— TASK REQUIREMENTS —
Check every line of the data below for the string "diagram", and copy the ones that hold it.

— ENTRIES PROVIDED —
== == ==
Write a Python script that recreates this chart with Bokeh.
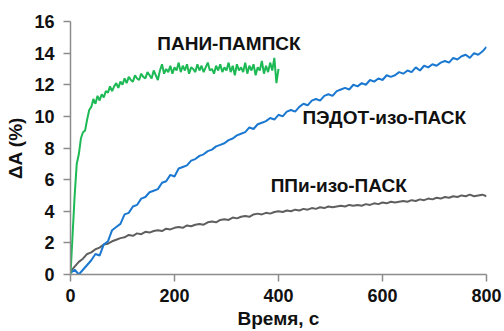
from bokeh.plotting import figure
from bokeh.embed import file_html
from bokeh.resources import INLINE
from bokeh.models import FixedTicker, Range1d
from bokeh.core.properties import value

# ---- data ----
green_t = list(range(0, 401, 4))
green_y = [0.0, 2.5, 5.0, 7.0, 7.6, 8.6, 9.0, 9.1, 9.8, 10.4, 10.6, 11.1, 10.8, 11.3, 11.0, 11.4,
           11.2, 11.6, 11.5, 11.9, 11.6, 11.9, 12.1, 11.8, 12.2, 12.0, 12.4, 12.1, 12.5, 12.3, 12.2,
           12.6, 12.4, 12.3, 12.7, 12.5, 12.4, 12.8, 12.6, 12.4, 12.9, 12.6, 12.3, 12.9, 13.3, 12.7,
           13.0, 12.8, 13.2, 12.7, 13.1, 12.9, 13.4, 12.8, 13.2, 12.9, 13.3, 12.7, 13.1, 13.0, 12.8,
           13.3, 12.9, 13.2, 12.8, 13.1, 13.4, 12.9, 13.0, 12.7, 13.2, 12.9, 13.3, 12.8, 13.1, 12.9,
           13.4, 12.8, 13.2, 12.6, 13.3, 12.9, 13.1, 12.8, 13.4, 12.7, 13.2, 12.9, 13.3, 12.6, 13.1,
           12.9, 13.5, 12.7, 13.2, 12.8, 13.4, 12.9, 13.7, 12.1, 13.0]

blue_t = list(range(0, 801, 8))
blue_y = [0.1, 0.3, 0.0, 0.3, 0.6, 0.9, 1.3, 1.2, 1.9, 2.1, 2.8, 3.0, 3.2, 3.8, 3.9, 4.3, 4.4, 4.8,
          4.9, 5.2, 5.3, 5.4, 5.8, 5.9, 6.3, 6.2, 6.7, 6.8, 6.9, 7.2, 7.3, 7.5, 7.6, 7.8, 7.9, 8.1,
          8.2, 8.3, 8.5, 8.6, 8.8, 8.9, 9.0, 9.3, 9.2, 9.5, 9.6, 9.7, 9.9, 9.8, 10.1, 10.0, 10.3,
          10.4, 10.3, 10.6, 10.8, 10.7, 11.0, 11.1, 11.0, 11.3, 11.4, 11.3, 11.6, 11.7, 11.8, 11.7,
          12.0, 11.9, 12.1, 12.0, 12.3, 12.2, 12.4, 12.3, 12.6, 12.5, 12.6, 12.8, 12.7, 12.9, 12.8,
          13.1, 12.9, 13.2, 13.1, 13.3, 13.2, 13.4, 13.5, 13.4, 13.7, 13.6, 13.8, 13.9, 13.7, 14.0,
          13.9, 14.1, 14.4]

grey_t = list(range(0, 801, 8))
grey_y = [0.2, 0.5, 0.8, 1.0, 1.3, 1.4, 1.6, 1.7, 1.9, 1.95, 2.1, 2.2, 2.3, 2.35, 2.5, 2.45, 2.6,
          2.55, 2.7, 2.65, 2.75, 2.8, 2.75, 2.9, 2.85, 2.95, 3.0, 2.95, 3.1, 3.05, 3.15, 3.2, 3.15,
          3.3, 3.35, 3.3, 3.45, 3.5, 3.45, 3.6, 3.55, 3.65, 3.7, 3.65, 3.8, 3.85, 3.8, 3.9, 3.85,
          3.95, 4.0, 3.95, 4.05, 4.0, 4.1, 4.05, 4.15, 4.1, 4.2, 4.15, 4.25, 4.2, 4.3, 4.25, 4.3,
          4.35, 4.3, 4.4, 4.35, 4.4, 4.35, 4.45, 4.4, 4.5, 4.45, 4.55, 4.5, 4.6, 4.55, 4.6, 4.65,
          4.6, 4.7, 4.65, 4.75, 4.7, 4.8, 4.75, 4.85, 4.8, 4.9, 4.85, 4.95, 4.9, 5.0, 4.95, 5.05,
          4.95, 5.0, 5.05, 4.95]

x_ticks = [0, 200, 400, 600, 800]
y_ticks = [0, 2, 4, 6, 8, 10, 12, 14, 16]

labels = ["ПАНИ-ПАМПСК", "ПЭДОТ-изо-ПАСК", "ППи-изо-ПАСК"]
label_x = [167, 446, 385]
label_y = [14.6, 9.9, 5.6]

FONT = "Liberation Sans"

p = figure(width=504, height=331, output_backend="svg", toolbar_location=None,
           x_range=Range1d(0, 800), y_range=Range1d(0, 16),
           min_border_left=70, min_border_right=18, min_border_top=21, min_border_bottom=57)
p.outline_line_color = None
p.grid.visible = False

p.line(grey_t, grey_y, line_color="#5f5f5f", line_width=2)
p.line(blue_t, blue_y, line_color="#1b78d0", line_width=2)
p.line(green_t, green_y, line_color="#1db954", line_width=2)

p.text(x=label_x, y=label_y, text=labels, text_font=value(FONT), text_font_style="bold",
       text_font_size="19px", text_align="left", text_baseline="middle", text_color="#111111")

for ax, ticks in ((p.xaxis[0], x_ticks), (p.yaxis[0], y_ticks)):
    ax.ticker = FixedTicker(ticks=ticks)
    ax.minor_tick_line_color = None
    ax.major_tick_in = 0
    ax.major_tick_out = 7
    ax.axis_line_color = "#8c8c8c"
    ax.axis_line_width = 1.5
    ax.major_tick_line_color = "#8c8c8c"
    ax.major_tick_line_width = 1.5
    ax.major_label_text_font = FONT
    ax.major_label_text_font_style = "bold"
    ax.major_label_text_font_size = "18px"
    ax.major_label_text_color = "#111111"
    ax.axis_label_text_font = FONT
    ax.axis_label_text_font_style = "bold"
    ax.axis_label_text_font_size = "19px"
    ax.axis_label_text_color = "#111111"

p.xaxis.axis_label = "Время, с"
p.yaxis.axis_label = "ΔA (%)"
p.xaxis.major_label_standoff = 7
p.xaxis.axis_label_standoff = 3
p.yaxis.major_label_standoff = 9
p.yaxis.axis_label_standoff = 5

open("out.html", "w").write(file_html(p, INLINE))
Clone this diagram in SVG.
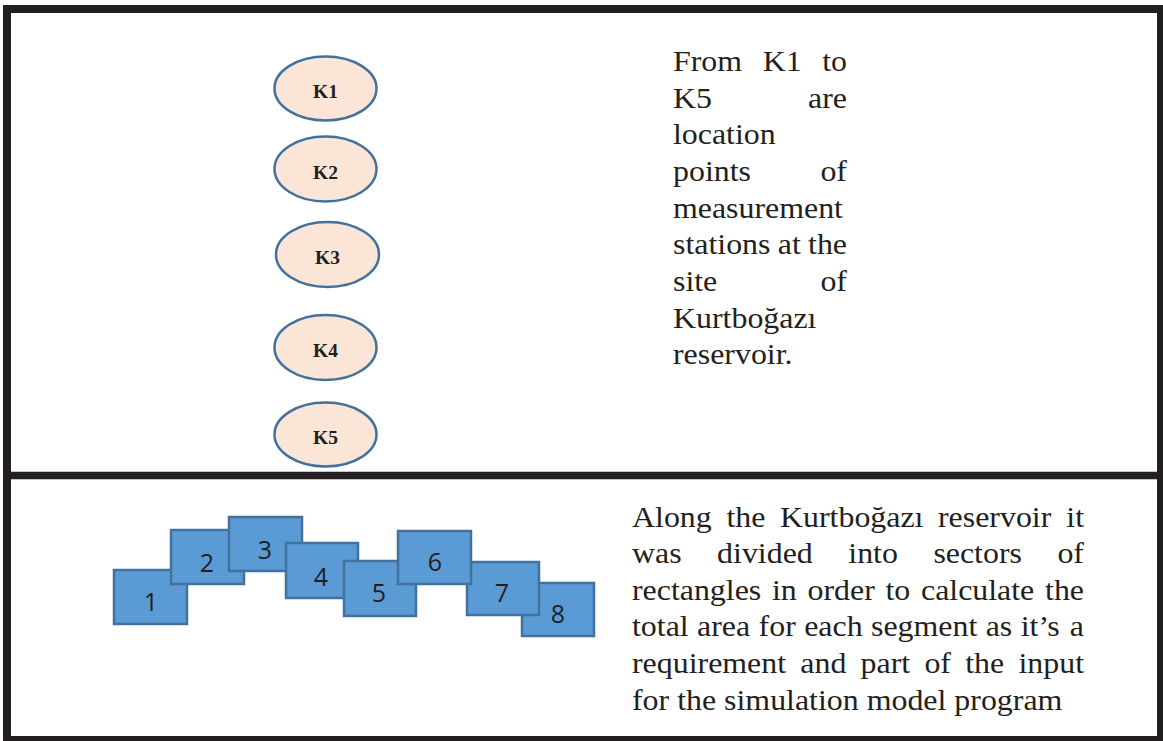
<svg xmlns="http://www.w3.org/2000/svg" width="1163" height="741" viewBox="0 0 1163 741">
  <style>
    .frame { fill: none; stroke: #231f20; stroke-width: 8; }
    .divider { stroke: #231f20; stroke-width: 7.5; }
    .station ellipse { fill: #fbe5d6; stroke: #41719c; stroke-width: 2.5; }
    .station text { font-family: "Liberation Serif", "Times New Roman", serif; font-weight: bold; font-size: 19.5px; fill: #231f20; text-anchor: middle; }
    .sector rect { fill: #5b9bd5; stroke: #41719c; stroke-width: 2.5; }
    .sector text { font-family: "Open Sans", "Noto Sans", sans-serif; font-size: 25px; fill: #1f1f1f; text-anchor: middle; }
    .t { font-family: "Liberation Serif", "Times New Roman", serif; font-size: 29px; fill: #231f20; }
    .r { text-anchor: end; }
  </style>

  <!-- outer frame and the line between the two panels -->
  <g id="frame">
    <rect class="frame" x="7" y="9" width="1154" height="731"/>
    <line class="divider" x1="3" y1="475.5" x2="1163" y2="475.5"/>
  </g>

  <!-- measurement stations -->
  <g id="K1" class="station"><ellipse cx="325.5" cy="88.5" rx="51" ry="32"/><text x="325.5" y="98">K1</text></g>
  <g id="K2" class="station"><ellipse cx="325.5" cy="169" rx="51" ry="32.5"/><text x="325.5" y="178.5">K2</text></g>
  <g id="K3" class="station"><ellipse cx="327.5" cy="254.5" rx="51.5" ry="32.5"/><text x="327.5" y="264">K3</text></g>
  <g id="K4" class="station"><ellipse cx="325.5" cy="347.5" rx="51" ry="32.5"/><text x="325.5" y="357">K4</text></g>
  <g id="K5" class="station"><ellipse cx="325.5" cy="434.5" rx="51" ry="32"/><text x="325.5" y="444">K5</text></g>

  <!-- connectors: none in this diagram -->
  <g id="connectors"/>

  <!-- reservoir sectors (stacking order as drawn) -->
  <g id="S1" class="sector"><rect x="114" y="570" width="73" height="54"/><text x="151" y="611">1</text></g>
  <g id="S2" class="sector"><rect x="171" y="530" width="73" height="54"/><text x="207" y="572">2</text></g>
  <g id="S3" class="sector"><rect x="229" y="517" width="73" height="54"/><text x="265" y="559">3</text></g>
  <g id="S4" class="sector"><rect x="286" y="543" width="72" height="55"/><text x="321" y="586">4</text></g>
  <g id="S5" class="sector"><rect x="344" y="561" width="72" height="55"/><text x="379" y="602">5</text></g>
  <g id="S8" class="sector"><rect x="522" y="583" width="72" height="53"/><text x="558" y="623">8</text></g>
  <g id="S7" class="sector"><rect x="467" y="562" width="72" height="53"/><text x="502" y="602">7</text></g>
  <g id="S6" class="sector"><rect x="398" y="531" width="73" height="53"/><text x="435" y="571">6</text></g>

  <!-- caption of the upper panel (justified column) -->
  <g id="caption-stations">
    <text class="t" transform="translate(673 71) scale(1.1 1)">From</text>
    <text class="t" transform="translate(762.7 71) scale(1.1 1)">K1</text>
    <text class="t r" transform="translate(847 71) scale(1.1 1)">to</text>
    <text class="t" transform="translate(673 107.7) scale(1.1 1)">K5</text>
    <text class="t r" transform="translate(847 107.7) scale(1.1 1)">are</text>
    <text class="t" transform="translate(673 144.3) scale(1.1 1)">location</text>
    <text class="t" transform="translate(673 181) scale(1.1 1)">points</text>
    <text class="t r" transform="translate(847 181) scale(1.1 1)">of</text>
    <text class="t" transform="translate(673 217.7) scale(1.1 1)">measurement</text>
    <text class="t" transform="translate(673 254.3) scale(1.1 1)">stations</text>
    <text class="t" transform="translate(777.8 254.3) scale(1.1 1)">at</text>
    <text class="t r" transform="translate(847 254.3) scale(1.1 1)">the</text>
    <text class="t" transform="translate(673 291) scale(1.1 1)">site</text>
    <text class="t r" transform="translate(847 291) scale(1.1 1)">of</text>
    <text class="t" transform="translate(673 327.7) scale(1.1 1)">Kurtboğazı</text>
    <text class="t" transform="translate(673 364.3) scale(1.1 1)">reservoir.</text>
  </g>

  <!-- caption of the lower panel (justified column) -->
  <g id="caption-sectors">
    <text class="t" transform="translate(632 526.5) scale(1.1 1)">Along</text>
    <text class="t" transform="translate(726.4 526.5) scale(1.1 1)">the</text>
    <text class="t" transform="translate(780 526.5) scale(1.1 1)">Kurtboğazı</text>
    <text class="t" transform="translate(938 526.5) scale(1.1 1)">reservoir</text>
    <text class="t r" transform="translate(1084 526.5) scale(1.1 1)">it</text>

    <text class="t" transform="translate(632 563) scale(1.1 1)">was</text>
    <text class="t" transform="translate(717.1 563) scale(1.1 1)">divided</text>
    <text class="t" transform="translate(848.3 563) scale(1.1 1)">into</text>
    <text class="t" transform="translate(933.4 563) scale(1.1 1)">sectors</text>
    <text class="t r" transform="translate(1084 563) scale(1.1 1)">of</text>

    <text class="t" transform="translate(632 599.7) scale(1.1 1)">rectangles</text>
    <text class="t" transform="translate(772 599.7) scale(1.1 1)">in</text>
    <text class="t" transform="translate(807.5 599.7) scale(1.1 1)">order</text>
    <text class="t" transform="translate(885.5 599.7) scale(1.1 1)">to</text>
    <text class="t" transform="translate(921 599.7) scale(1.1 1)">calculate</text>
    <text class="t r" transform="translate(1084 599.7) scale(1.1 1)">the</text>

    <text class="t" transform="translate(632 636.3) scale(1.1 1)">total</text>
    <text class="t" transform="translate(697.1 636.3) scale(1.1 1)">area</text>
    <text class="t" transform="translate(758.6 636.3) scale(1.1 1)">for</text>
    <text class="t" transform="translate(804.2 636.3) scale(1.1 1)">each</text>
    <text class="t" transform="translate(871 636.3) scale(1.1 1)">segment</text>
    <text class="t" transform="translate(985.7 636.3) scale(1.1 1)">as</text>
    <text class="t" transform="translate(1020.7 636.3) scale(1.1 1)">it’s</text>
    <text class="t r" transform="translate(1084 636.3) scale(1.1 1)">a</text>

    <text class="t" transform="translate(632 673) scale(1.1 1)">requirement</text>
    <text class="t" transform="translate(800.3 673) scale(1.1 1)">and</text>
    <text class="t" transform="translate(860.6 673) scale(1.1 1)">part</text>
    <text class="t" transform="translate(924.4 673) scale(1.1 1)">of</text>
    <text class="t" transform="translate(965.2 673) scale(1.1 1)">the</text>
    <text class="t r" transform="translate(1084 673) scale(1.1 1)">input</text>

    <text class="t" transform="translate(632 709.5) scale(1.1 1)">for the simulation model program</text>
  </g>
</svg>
== == ==
— CORRECT ANSWER —
Clone this diagram in SVG.
  <!-- connectors: none in this diagram -->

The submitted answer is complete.